◆ Aim: Each line from the top of the listing through the one holding "Sans Narrow, Arial" should be restated word for word, with nothing added and no pictures.
--- START OF Material shown ---
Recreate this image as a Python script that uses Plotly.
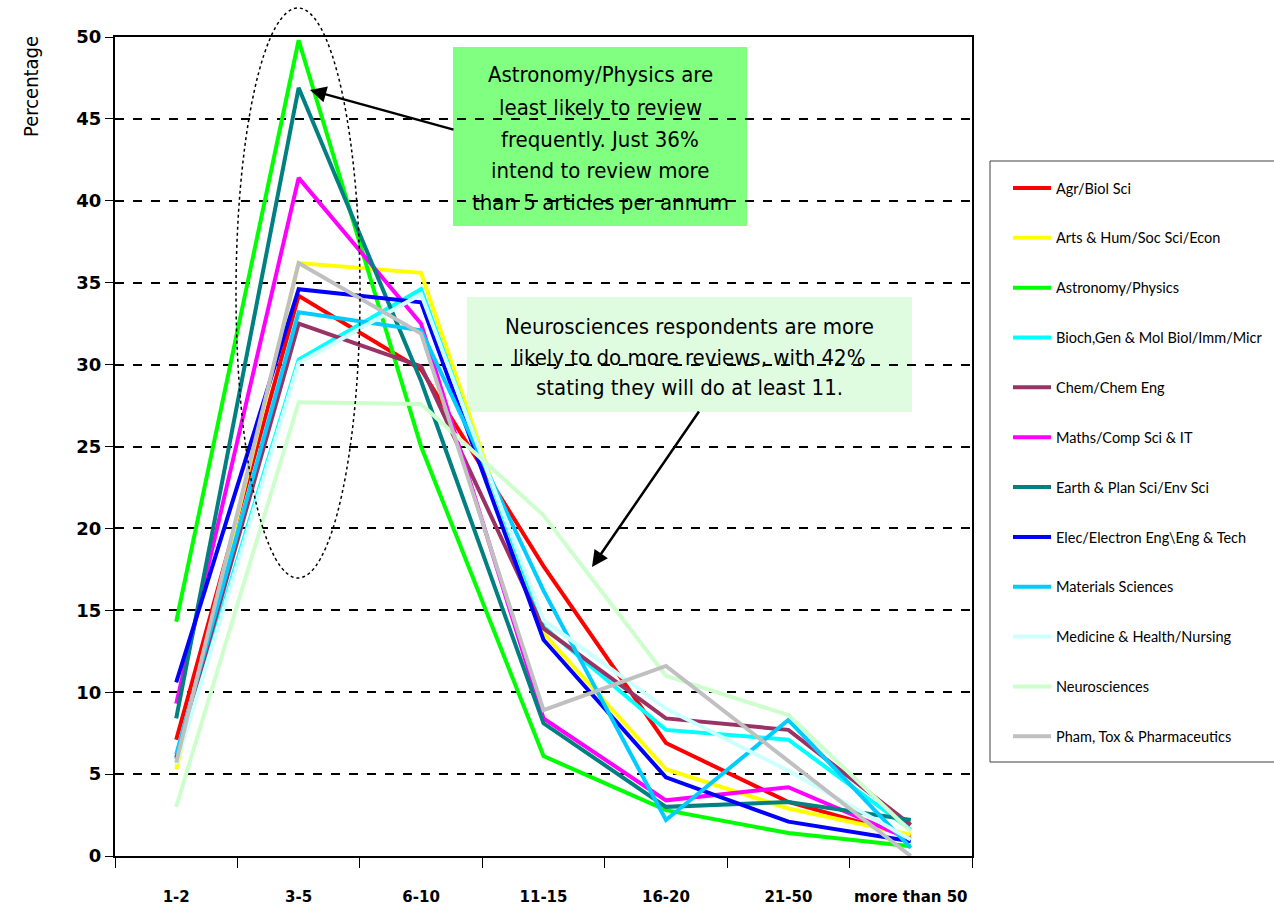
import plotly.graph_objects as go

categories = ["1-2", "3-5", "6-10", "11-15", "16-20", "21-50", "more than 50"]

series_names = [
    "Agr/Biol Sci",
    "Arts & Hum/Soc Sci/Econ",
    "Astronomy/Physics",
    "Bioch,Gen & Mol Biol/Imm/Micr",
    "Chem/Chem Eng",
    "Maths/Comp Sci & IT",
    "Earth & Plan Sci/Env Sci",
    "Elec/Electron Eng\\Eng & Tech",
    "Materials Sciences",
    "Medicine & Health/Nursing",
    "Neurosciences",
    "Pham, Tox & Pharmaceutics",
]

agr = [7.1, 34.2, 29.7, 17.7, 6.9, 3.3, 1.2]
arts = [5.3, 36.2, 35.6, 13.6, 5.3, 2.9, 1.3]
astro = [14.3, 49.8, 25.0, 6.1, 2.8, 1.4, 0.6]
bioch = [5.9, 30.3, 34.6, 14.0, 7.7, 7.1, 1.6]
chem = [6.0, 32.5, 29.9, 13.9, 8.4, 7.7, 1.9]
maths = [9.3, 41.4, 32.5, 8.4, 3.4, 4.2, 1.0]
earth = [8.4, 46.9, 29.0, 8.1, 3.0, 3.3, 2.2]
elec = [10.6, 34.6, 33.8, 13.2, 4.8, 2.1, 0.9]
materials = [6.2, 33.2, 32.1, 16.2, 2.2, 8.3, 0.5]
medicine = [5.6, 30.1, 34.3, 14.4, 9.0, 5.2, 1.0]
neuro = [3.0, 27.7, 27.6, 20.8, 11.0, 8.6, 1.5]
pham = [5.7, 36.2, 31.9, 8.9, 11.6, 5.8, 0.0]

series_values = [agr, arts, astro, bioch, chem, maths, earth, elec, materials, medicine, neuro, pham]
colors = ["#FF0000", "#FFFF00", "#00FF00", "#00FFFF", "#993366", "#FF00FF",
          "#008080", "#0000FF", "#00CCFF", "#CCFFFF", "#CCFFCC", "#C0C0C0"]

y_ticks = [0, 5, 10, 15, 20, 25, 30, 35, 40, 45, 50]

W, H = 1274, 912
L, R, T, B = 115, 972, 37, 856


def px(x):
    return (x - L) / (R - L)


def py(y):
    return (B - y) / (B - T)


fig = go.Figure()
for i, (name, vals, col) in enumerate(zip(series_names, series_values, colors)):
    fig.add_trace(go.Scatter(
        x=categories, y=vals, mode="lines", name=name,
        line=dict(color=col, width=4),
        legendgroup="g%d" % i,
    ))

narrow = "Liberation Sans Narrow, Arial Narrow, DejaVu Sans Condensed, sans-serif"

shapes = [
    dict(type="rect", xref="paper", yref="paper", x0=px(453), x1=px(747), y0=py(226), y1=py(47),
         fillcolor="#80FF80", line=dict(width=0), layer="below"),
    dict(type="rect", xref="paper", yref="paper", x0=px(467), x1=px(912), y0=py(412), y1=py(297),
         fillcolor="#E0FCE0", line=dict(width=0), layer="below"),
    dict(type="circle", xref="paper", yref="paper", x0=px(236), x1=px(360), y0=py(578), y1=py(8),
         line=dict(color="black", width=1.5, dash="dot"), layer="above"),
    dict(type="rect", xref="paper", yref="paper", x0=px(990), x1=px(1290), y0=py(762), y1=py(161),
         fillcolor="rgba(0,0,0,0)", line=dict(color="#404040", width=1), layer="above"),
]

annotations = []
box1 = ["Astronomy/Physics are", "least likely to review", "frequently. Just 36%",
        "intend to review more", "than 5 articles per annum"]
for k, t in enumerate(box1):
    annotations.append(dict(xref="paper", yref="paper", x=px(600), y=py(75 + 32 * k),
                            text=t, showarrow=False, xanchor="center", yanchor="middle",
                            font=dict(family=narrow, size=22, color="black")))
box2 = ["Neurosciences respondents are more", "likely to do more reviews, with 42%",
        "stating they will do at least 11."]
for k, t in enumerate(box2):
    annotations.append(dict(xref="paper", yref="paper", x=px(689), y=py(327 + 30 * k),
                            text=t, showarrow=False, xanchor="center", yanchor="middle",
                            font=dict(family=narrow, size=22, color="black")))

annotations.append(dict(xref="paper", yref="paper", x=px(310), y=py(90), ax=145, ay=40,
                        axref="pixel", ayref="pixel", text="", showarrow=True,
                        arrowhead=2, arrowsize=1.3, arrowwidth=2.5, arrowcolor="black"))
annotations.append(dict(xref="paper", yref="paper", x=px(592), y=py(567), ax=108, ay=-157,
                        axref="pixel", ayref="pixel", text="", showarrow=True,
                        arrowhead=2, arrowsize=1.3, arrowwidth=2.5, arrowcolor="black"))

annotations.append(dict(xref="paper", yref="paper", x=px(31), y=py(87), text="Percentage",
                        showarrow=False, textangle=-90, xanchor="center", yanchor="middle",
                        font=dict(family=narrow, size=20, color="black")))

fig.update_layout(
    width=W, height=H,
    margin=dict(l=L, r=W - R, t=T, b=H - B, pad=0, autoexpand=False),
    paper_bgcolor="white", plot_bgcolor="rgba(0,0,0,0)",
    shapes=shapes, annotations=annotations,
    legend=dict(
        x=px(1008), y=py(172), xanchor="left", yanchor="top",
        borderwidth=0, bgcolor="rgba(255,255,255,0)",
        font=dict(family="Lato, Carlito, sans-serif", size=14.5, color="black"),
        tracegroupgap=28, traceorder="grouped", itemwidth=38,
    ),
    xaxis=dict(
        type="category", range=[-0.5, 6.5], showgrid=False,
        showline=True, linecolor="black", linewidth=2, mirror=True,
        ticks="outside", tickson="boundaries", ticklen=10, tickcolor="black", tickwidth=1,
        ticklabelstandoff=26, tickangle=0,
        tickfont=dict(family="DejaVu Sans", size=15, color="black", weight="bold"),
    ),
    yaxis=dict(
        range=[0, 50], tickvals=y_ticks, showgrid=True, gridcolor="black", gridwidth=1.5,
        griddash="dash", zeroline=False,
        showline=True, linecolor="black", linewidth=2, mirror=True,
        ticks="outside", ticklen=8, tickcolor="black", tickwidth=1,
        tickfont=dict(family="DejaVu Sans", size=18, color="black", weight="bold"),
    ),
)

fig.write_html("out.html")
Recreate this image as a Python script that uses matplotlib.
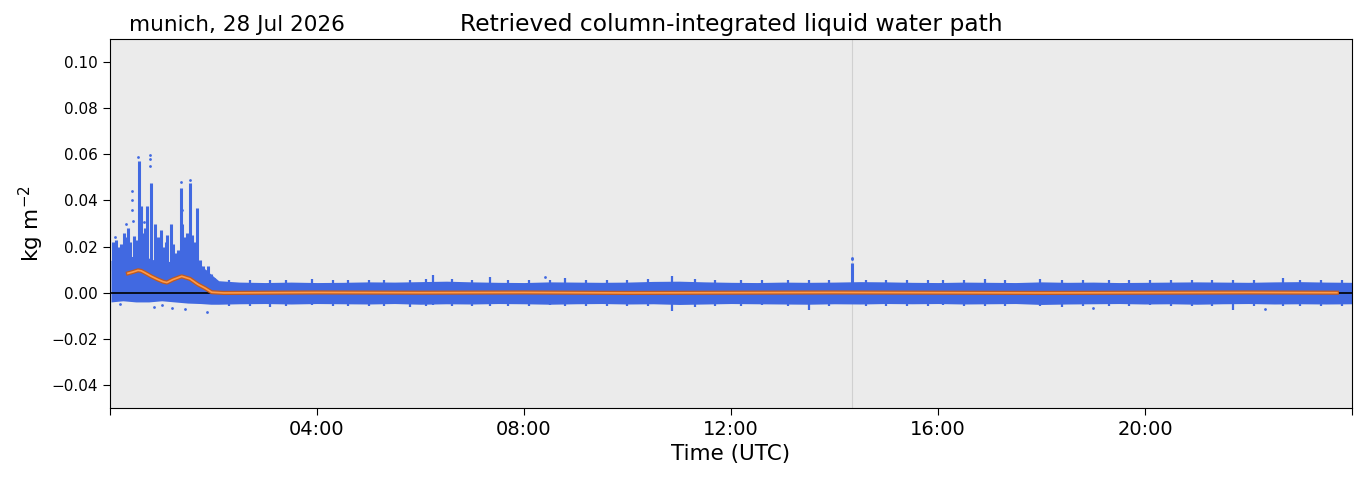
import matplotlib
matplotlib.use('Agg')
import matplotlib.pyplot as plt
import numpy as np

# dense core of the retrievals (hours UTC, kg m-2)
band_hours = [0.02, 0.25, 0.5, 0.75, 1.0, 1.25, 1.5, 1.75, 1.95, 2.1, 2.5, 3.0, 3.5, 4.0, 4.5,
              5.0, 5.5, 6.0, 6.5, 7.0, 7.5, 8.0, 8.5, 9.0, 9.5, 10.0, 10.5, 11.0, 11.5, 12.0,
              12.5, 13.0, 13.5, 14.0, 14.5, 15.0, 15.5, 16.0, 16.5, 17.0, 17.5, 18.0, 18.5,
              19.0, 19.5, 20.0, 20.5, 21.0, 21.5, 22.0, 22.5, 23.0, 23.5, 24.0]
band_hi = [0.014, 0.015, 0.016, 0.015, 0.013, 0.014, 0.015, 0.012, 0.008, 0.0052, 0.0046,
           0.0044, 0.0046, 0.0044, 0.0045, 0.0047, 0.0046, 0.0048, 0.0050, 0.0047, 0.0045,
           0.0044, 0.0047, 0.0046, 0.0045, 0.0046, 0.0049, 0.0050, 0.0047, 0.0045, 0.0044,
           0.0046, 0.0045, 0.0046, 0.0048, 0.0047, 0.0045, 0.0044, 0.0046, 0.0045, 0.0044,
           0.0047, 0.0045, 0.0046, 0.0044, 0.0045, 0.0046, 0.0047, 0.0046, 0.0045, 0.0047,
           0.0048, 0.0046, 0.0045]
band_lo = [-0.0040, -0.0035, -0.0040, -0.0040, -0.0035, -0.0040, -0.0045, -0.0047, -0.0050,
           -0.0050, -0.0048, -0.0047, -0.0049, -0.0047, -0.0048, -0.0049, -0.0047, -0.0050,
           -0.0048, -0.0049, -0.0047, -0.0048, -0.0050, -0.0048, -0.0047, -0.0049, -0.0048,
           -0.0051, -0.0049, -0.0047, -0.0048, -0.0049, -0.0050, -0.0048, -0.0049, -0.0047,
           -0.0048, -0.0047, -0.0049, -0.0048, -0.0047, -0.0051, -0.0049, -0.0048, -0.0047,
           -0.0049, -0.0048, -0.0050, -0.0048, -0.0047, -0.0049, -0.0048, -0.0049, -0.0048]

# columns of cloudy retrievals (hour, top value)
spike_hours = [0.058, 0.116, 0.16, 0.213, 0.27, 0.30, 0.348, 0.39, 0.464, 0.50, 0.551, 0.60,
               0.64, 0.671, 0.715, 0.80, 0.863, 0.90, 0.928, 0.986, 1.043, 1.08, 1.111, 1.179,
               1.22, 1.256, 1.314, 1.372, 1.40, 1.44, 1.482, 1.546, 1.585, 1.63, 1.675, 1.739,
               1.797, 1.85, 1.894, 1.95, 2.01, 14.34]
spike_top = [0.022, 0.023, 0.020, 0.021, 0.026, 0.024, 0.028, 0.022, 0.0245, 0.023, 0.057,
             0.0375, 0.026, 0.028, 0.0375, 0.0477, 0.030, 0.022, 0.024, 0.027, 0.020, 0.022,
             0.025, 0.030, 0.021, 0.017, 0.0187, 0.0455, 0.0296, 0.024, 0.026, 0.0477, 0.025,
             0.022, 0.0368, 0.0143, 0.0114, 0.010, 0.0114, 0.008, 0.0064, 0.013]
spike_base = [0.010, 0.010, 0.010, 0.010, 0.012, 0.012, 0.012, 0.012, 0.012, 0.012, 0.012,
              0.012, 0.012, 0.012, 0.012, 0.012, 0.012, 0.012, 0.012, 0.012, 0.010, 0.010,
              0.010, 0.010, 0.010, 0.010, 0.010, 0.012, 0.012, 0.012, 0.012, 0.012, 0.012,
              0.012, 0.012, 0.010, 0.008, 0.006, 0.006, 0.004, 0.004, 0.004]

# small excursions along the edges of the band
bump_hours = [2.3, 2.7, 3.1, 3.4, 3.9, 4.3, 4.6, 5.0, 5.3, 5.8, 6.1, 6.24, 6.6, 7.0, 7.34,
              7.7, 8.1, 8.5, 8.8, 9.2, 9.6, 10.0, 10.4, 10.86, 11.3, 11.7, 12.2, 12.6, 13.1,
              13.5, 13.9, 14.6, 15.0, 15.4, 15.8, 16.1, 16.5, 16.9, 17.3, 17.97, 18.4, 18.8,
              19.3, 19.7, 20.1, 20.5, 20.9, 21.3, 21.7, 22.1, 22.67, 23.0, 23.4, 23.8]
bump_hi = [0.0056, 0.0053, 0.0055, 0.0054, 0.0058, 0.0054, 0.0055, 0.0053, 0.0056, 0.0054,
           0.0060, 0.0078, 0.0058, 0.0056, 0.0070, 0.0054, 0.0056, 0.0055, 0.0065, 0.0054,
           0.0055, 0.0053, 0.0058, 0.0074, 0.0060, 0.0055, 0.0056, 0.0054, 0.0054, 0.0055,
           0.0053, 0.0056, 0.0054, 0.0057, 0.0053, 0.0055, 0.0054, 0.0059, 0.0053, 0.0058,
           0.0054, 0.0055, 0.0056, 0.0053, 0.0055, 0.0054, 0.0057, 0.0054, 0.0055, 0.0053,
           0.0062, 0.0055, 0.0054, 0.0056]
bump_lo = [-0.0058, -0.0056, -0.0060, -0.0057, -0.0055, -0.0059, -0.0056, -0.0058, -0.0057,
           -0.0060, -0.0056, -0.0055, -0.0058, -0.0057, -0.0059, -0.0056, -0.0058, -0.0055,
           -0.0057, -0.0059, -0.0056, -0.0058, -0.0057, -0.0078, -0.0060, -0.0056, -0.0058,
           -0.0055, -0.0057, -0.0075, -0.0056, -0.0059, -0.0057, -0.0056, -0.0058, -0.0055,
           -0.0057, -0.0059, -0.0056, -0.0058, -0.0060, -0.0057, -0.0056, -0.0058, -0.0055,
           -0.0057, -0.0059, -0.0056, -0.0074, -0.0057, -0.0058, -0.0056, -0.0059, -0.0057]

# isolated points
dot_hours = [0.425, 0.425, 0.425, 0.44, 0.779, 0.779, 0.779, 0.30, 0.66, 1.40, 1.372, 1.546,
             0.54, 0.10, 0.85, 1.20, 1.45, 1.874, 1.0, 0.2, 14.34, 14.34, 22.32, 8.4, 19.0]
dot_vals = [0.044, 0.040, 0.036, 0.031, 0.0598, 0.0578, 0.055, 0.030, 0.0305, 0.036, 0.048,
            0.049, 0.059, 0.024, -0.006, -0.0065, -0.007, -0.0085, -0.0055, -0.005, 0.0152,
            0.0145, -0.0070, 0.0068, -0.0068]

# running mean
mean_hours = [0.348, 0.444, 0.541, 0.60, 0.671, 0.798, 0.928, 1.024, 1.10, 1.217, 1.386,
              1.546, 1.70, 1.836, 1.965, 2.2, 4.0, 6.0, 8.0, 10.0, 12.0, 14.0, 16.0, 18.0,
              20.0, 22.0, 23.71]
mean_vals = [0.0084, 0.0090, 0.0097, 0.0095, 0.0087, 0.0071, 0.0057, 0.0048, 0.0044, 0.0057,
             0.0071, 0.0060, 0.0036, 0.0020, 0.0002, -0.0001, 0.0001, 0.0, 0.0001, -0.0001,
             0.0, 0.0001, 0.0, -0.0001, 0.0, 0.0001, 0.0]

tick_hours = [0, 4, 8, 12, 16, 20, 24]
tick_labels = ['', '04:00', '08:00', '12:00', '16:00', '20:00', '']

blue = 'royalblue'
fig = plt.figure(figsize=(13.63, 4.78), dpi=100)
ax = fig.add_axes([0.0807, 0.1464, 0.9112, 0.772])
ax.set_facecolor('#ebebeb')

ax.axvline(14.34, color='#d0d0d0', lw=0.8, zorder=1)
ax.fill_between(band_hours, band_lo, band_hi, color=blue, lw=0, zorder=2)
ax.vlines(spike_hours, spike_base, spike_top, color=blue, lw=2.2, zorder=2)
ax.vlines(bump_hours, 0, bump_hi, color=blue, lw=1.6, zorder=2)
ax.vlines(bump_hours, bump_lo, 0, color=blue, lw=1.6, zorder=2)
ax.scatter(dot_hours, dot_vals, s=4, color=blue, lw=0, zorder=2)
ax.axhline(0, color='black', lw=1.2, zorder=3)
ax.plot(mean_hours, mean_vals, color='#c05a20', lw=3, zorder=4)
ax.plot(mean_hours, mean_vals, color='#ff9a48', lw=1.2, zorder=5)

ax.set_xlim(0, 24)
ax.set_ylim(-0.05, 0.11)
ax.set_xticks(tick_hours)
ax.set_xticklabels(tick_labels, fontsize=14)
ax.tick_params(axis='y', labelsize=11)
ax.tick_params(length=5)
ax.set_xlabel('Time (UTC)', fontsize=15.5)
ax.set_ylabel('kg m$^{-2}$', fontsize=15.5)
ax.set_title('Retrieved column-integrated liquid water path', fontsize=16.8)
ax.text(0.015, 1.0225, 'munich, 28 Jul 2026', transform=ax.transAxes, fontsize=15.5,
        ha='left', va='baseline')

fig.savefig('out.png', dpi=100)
--- END OF Material shown ---
◆ Finished answer:
Recreate this image as a Python script that uses Plotly.
import plotly.graph_objects as go

categories = ["1-2", "3-5", "6-10", "11-15", "16-20", "21-50", "more than 50"]

series_names = [
    "Agr/Biol Sci",
    "Arts & Hum/Soc Sci/Econ",
    "Astronomy/Physics",
    "Bioch,Gen & Mol Biol/Imm/Micr",
    "Chem/Chem Eng",
    "Maths/Comp Sci & IT",
    "Earth & Plan Sci/Env Sci",
    "Elec/Electron Eng\\Eng & Tech",
    "Materials Sciences",
    "Medicine & Health/Nursing",
    "Neurosciences",
    "Pham, Tox & Pharmaceutics",
]

agr = [7.1, 34.2, 29.7, 17.7, 6.9, 3.3, 1.2]
arts = [5.3, 36.2, 35.6, 13.6, 5.3, 2.9, 1.3]
astro = [14.3, 49.8, 25.0, 6.1, 2.8, 1.4, 0.6]
bioch = [5.9, 30.3, 34.6, 14.0, 7.7, 7.1, 1.6]
chem = [6.0, 32.5, 29.9, 13.9, 8.4, 7.7, 1.9]
maths = [9.3, 41.4, 32.5, 8.4, 3.4, 4.2, 1.0]
earth = [8.4, 46.9, 29.0, 8.1, 3.0, 3.3, 2.2]
elec = [10.6, 34.6, 33.8, 13.2, 4.8, 2.1, 0.9]
materials = [6.2, 33.2, 32.1, 16.2, 2.2, 8.3, 0.5]
medicine = [5.6, 30.1, 34.3, 14.4, 9.0, 5.2, 1.0]
neuro = [3.0, 27.7, 27.6, 20.8, 11.0, 8.6, 1.5]
pham = [5.7, 36.2, 31.9, 8.9, 11.6, 5.8, 0.0]

series_values = [agr, arts, astro, bioch, chem, maths, earth, elec, materials, medicine, neuro, pham]
colors = ["#FF0000", "#FFFF00", "#00FF00", "#00FFFF", "#993366", "#FF00FF",
          "#008080", "#0000FF", "#00CCFF", "#CCFFFF", "#CCFFCC", "#C0C0C0"]

y_ticks = [0, 5, 10, 15, 20, 25, 30, 35, 40, 45, 50]

W, H = 1274, 912
L, R, T, B = 115, 972, 37, 856


def px(x):
    return (x - L) / (R - L)


def py(y):
    return (B - y) / (B - T)


fig = go.Figure()
for i, (name, vals, col) in enumerate(zip(series_names, series_values, colors)):
    fig.add_trace(go.Scatter(
        x=categories, y=vals, mode="lines", name=name,
        line=dict(color=col, width=4),
        legendgroup="g%d" % i,
    ))

narrow = "Liberation Sans Narrow, Arial Narrow, DejaVu Sans Condensed, sans-serif"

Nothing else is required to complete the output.